Voor mij zal den Auven Dok steeds een geurherinnering van Engelse carbolic soap en chloor blijven. Properder dan na het gebruiken van deze ontsmetters, kan je dus op je bezweet lijf niet zijn. Morgen ga ik terug op zoek naar die “Lifebuoy”. En nee het is geen tikfout. En ja, ik mag hopen dat ze goedkoper kost dan al die andere jeannettenproductsjuis. Proper gewassen zal je er alleszins wel mee zijn.
Welriekend Jefke
Mooi om dit verhaal met ons te willen delen Jef!
Jef, NU weet ik waarom mijn sinussen steeds gestreeld worden als je bij ons aanbelt.
Roger
Ik ben al sinds enkele decennia op zoek naar mijn geliefde Lifebuoy-zeep.
In Engeland verkoopt men ze nog maar ik denk dat ik in Vlaanderen nog de enige naar carbolic-soap geurende ouderling zou zijn mocht ik die zeep nog terugvinden in de handel.
Blijkt nu na enig zoekwerk op Google de naam Lifebuoy intikkende, dat die zeep nog steeds verkrijgbaar zou zijn bij Kruidvat. Daar moet ik dan toch eens langs. Als die zeep daar nog over de toonbank gaat zal ik wel niet de enige gebruiker zijn zeker?
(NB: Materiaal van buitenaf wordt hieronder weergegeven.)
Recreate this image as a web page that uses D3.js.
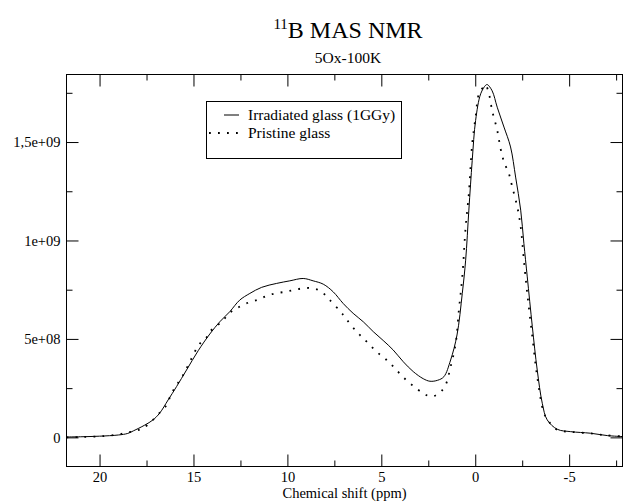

Dus Roger, de volgende keer dat ik zinnens ben je te bezoeken, ga ik me langdurig douchen met mijn geliefde zeep. Indien de informatie betreffende het Kruidvat juist blijkt. Hou je neusknijpers al maar in de aanslag
Jef, Ik zal je dan van kop tot teen besnuffelen. Twee mogelijkheden: vol verrukking om het fijne aroma dat je verspreidt giet ik je vol drank en als je uren in de wind stinkt schop ik je van den hof.